The specific study using Nanoceramics as Binder Phase in Hardmetal Alloys
The Research Institute of Shandong University in China selected nanoscale Al2O3, ZrO2, and MgO as the binder phase for WC hardmetal alloys. The microstructure and mechanical properties of the hardmetal alloys were compared, and the toughening mechanism of the nanoceramic oxides was explored. The related paper, titled “Nano-ceramic replacing cobalt in cemented carbide as binder phase: Is it feasible?”, was published in the Journal of Alloys and Compounds.
4Mechanism of Ceramic Binders Improving Toughness of carbide Materials
fig.1 TEM micrographs of nanoceramic bonded carbide: (a) dislocations in WC-6Al2O3, (b) dislocations in WC-6ZrO2, (c) dislocations in WC-6MgO, and (d) intragranular and intergranular microstructures of WC-6ZrO2.
After sintering, the WC grains retained their initial grain size, and the second phase significantly suppressed the grain growth of the WC matrix by limiting grain boundary migration. Dislocations were observed in all three nanoceramic bonded carbide materials, which enhanced the tolerance of the carbide. Additionally, it was found that some nanoscale ZrO2 grains were distributed along the WC grain boundaries, while more ZrO2 nanograins were distributed within the WC grains, forming so-called intragranular nanostructures. Compared with the ceramic binder phase at the WC grain boundaries, the ceramics inside the WC grains were smaller in size.
fig.2 The toughening mechanism of WC-6Al2O3
fig.3 The toughening mechanism of WC-6ZrO2
fig.4 The toughening mechanism of WC-6AMgO
During the high-temperature sintering and cooling process, residual tensile stresses are generated around the ceramic binder phase due to differences in thermal expansion coefficient, which is favorable for crack deflection when the crack reaches the stress field. When an external load is applied to the nano-ceramic binder material, the difference in elastic modulus causes a redistribution of microscopic stress, thereby increasing the material’s toughness. All three nanoceramic bonded carbide materials exhibit crack bridging, effectively reducing crack propagation energy. Non-branching cracks were also found in the carbide, greatly increasing the energy consumption of the main crack propagation and effectively slowing down crack propagation.

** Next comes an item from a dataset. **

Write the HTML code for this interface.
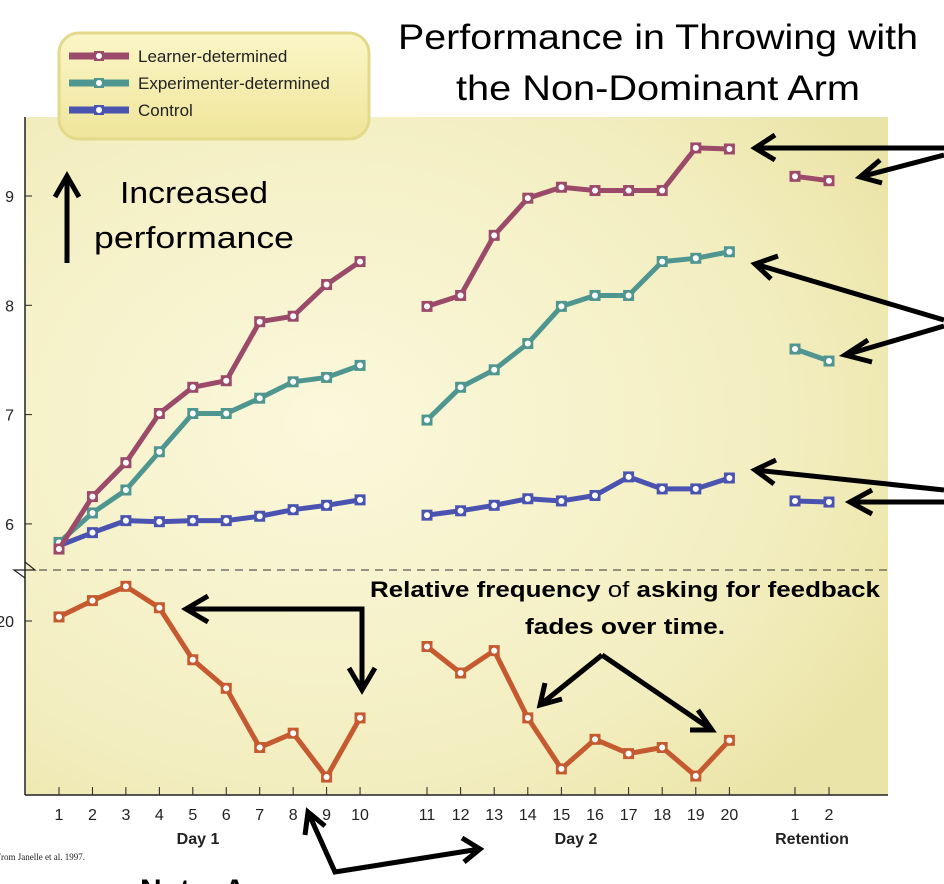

fig.5 XRD spectra of the polished surface and fractured surface of the WC-6ZrO2 specimen
During the fracture process of WC-ZrO2 carbide, when external stress is applied to the carbide, stress concentration occurs near the crack tip, promoting the transformation of t-ZrO2 to monoclinic m-ZrO2. This transformation significantly impedes the crack propagation by enhancing stress relaxation near the crack tip. In addition, the volume expansion caused by phase transformation compresses the surrounding matrix, which is conducive to crack closure. Furthermore, surface phase transformation can generate compressive stress, greatly increasing the toughness of the material.
In summary, compared with traditional WC-Co carbide, nanoceramic bonded carbide exhibit a better combination of fracture toughness and hardness. Compared with micro-ceramic bonded carbide, the hardness and fracture toughness of nano-ceramic bonded phase carbide are simultaneously enhanced. This excellent hardness of nano-ceramic bonded phase carbide is crucial for high-speed machining applications and is expected to become a candidate material for high-speed machining tools.